In 1999, the Delaware Museum of Natural History held a contest to name the star TYC 3429-697-1 in the Ursa Major constellation, after the museum purchased naming rights from International Star Registry. The star was named the "Delaware Diamond", derived from Delaware's nickname "The Diamond State". Despite the nickname not having any scientific validity, a bill recognizing it as the official star of the State of Delaware was passed unanimously by the Delaware General Assembly in 2000.

International Star Registry named a star after each victim of the September 11 attacks as a memorial.

John Smith's Brewery named stars in a pint glass-shaped constellation after fans who won a competition in 2015. As of 2017, the company had reportedly named over two million stars names.

Jack in the Box partnered with the company to nickname a constellation, shaped like the fast food chain's mascot, after various food items offered by the franchise. The promotion was intended to celebrate the dual occurrence of Star Wars Day and National Space Day in May 2018. That same year, the company ran a promotion with the Sprint Corporation for customers who purchased a Samsung Galaxy S9 or S9+.

In 2019, as the series The Big Bang Theory neared its finale, Warner Bros. Television Studios announced that the ISR had nicknamed the Big Dipper constellation "The Big Bang Dipper" in honor of the show. Disney+ commemorated the launch of the Star content hub in February 2021 by naming several stars in International Star Registry.

== In popular culture ==

Letter from Diana, Princess of Wales to ISR
Coretta Scott King receiving the "I Have a Dream" star from William Bennett

The company has also appeared in numerous films and television series. In the 2002 romantic coming-of-age film A Walk to Remember depicts a young man (Shane West) naming a star after his girlfriend (Mandy Moore) through International Star Registry. International Star Registry appeared in the American Dad! episode "I Ain't No Holodeck Boy", when Hayley buys Roger's homestar, and claims to be his queen as a result.

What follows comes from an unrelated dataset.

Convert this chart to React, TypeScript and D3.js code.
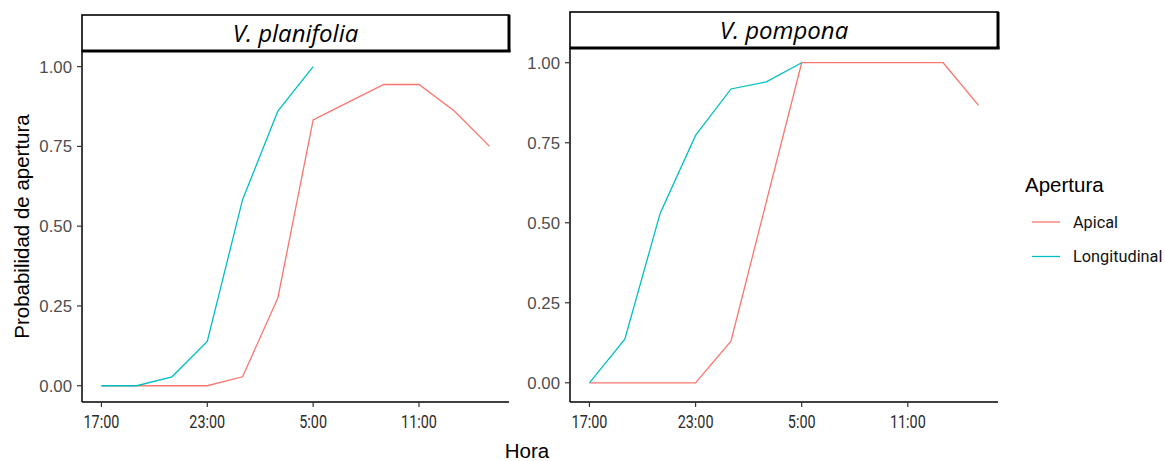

A 1992 Time magazine article noted that the company had become popular with celebrities and politicians, with Elizabeth II, Charles III, and Diana, Princess of Wales receiving stars. Some stars have been nicknamed as a memorial, such as when William Baldwin nicknamed a star after John F. Kennedy Jr., in the wake of the latter's death. Nicole Kidman named a star in the Hercules constellation "Forever Tom" in the listing, after her husband Tom Cruise. Winona Ryder also named a star after her then-boyfriend Johnny Depp.

Other public figures who have had stars named for them include Barry Manilow, Engelbert Humperdinck, Donald Trump, Hillary Clinton, and Lindsey Graham. Del E. Webb Construction Company named a star after Marco Rubio in 1993. Actor Kirk Douglas had a star named after him for his 99th birthday in 2015.

In 2012, Anderson Cooper presented guest John Cusack, who had just received a star on the Hollywood Walk of Fame, with a star named after him in International Star Registry. Ellen DeGeneres presented 5-year old Xander Rynerson with a star named after him on a 2020 episode of The Ellen DeGeneres Show. In a 2020 episode of Jimmy Kimmel Live!, Patrick Stewart had a star named for him after defeating Pete Buttigieg in a Star Trek trivia match.

At the 2015 Academy Awards, nominees were given stars named in their honor and hardcover copies of Your Place in the Cosmos, Vol. 10, inside of their Oscar gift bags.

==Bibliography==
- Your Place in the Cosmos, Volume I. 1985. 530 pages. ISBN 0-9614354-0-2
- Your Place in the Cosmos, Volume II. 1988. 508 pages. ISBN 0-9614354-1-0
- Your Place in the Cosmos, Volume III. 1992. 388 pages. ISBN 0-9614354-2-9
- Your Place in the Cosmos, Volume IV. 1996. 502 pages. ISBN 0-9614354-3-7
- Your Place in the Cosmos, Volume V. 1999. 680 pages. ISBN 0-9614354-4-5
- Your Place in the Cosmos, Volume VI. 2002. 717 pages. ISBN 0-9614354-5-3
- Your Place in the Cosmos, Volume VII. 2004. 773 pages. ISBN 0-9614354-6-1
- Your Place in the Cosmos, Volume VIII. 2007. 652 pages. ISBN 0-9614354-7-X
- Your Place in the Cosmos, Volume IX. 2013. 943 pages. ISBN 0-9614354-8-8
- Your Place in the Cosmos, Volume X. 2017. 738 pages. ISBN 0-9614354-9-6
- Your Place in the Cosmos, Volume XI. 2024.